■ INFORMATION SHOWN:
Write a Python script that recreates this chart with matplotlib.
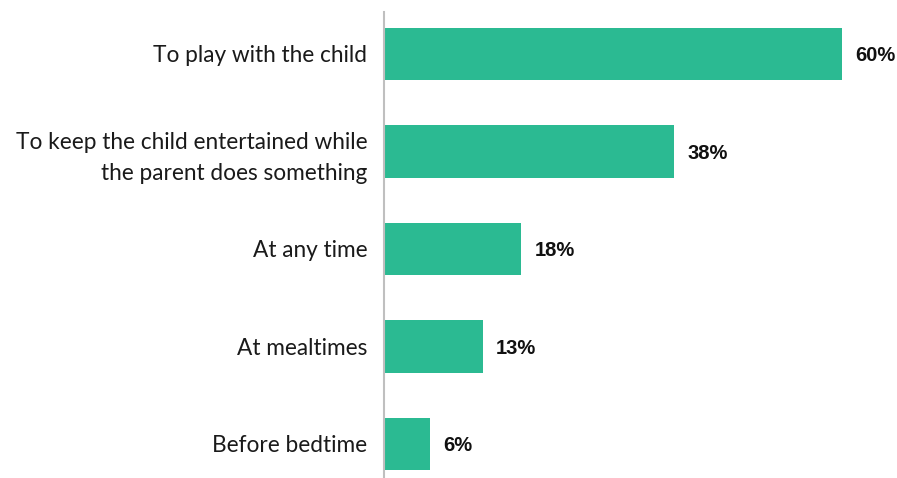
import matplotlib.pyplot as plt

categories = [
    "To play with the child",
    "To keep the child entertained while\nthe parent does something",
    "At any time",
    "At mealtimes",
    "Before bedtime",
]
values = [60, 38, 18, 13, 6]

bar_color = "#2BBA92"
axis_color = "#BFBFBF"

fig = plt.figure(figsize=(8.97, 4.78), dpi=100)
# axes span: x 384..842 px, y 12..478 px
ax = fig.add_axes([384 / 897, 0 / 478, 458 / 897, 466 / 478])

ypos = list(range(len(values)))
ax.barh(ypos, values, height=0.54, color=bar_color, zorder=2)

ax.set_xlim(0, 60)
ax.set_ylim(4.35, -0.43)

for y, v in zip(ypos, values):
    ax.text(v + 1.7, y + 0.02, f"{v}%", va="center", ha="left", fontsize=14.5,
            fontweight="bold", family=["Liberation Sans", "DejaVu Sans"],
            color="#111111", clip_on=False)

ax.set_yticks(ypos)
ax.set_yticklabels(categories, fontsize=16.3, family=["Lato", "DejaVu Sans"],
                   color="#1a1a1a", ha="right", linespacing=1.55)
ax.tick_params(axis="y", length=0, pad=12)
ax.set_xticks([])

for side in ["top", "right", "bottom"]:
    ax.spines[side].set_visible(False)
ax.spines["left"].set_color(axis_color)
ax.spines["left"].set_linewidth(1.5)

fig.savefig("out.png", dpi=100)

■ WRITTEN INSTRUCTION:
Transcribe the full listing character for character. Pictures are excluded.

■ CORRECT ANSWER:
Write a Python script that recreates this chart with matplotlib.
import matplotlib.pyplot as plt

categories = [
    "To play with the child",
    "To keep the child entertained while\nthe parent does something",
    "At any time",
    "At mealtimes",
    "Before bedtime",
]
values = [60, 38, 18, 13, 6]

bar_color = "#2BBA92"
axis_color = "#BFBFBF"

fig = plt.figure(figsize=(8.97, 4.78), dpi=100)
# axes span: x 384..842 px, y 12..478 px
ax = fig.add_axes([384 / 897, 0 / 478, 458 / 897, 466 / 478])

ypos = list(range(len(values)))
ax.barh(ypos, values, height=0.54, color=bar_color, zorder=2)

ax.set_xlim(0, 60)
ax.set_ylim(4.35, -0.43)

for y, v in zip(ypos, values):
    ax.text(v + 1.7, y + 0.02, f"{v}%", va="center", ha="left", fontsize=14.5,
            fontweight="bold", family=["Liberation Sans", "DejaVu Sans"],
            color="#111111", clip_on=False)

ax.set_yticks(ypos)
ax.set_yticklabels(categories, fontsize=16.3, family=["Lato", "DejaVu Sans"],
                   color="#1a1a1a", ha="right", linespacing=1.55)
ax.tick_params(axis="y", length=0, pad=12)
ax.set_xticks([])

for side in ["top", "right", "bottom"]:
    ax.spines[side].set_visible(False)
ax.spines["left"].set_color(axis_color)
ax.spines["left"].set_linewidth(1.5)

fig.savefig("out.png", dpi=100)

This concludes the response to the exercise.